Pavlo Khnykin

Personal information
- Native name: Павел Хныкин
- Nationality: Ukraine
- Born: April 5, 1969 (age 57) Sverdlovsk, Russian SFSR, Soviet Union
- Height: 6 ft 1 in (185 cm)
- Weight: 159 lb (72 kg)

Sport
- Sport: Swimming
- Strokes: Freestyle

Medal record
Men's swimming
Representing the Unified Team
Olympic Games
| Silver medal – second place | 1992 Barcelona | 4×100 m freestyle |
| Silver medal – second place | 1992 Barcelona | 4×100 m medley |
Representing Soviet Union
European Championships (LC)
| Gold medal – first place | 1991 Athens | 4×100 m freestyle |
Representing Ukraine
European Championships (LC)
| Bronze medal – third place | 1993 Athens | 100 m freestyle |
| Bronze medal – third place | 2000 Helsinki | 4×100 m medley |
Universiade
| Bronze medal – third place | 1993 Buffalo | 100 m freestyle |

= Pavlo Khnykin =

Ukrainian swimmer (born 1969)

Pavlo Khnykin (born April 5, 1969) is a retired freestyle swimmer from Vinnytsia, Ukraine.
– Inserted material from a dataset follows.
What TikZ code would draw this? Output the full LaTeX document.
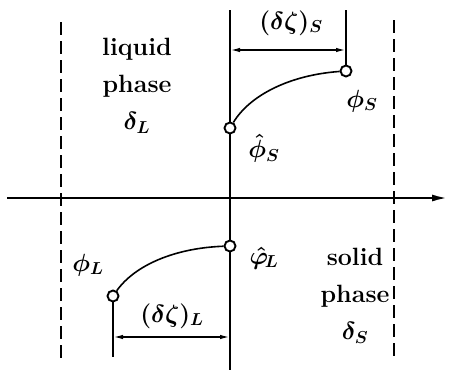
\documentclass[tikz,border=0pt]{standalone}
\usepackage{amsmath}
\usetikzlibrary{arrows.meta}
\begin{document}
\begin{tikzpicture}[x=1pt,y=-1pt,
  thickline/.style={line width=2.4pt},
  dashline/.style={line width=2.4pt, dash pattern=on 13pt off 6pt},
  dimline/.style={line width=1.6pt, {Latex[length=10pt,width=4.5pt]}-{Latex[length=10pt,width=4.5pt]}},
  curveline/.style={line width=1.6pt},
  pt/.style={circle, draw, fill=white, line width=1.9pt, inner sep=0pt, minimum size=11pt},
  lbl/.style={font=\fontsize{25}{25}\selectfont\bfseries\boldmath, inner sep=0pt},
  phase/.style={font=\fontsize{25}{37}\selectfont\bfseries\boldmath, align=center, inner sep=0pt}]
\useasboundingbox (0,0) rectangle (450,370);
% coordinates
\coordinate (ctop) at (230,10);
\coordinate (cbot) at (230,370);
\coordinate (axL) at (7,198);
\coordinate (axR) at (448,198);
\coordinate (lt) at (61,22);
\coordinate (lb) at (61,362);
\coordinate (rt) at (394,20);
\coordinate (rb) at (394,362);
\coordinate (st) at (346,10);
\coordinate (sd) at (346,50);
\coordinate (cs) at (230,50);
\coordinate (ld) at (113,337);
\coordinate (lbot) at (113,357);
\coordinate (cl) at (230,337);
% lines
\draw[dashline] (lt) -- (lb);
\draw[dashline] (rt) -- (rb);
\draw[thickline] (ctop) -- (cbot);
\draw[thickline, -{Latex[length=16pt,width=7pt]}] (axL) -- (axR);
% points
\node[pt] (phS) at (346,71) {};
\node[pt] (hphS) at (230,128) {};
\node[pt] (hphL) at (230,246) {};
\node[pt] (phL) at (113,296) {};
% curves
\draw[curveline] (hphS) .. controls (250,95) and (290,75) .. (phS);
\draw[curveline] (phL) .. controls (135,265) and (175,248) .. (hphL);
% dimension lines
\draw[thickline] (phS) -- (st);
\draw[thickline] (phL) -- (lbot);
\draw[dimline] (cs) -- (sd);
\draw[dimline] (ld) -- (cl);
% labels
\node[lbl] (dzS) at (291,23) {$(\delta\zeta)_S$};
\node[lbl] (dzL) at (172,316) {$(\delta\zeta)_L$};
\node[lbl] (lphS) at (362,101) {$\phi_S$};
\node[lbl] (lhphS) at (264,148) {$\hat{\phi}_S$};
\node[lbl] (lhphL) at (264,258) {$\hat{\varphi}_{\!L}$};
\node[lbl] (lphL) at (88,265) {$\phi_L$};
\node[phase] (liq) at (137,86) {liquid\\phase\\$\delta_L$};
\node[phase] (sol) at (355,296) {solid\\phase\\$\delta_S$};
\end{tikzpicture}
\end{document}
He was born in Sverdlovsk, Russian SFSR.

He competed in four consecutive Summer Olympics, starting in 1992 for the Unified Team. He won the silver medal in the men's 4×100 m freestyle relay at the 1992 Summer Olympics, alongside Gennadiy Prigoda, Yury Bashkatov and Alexander Popov.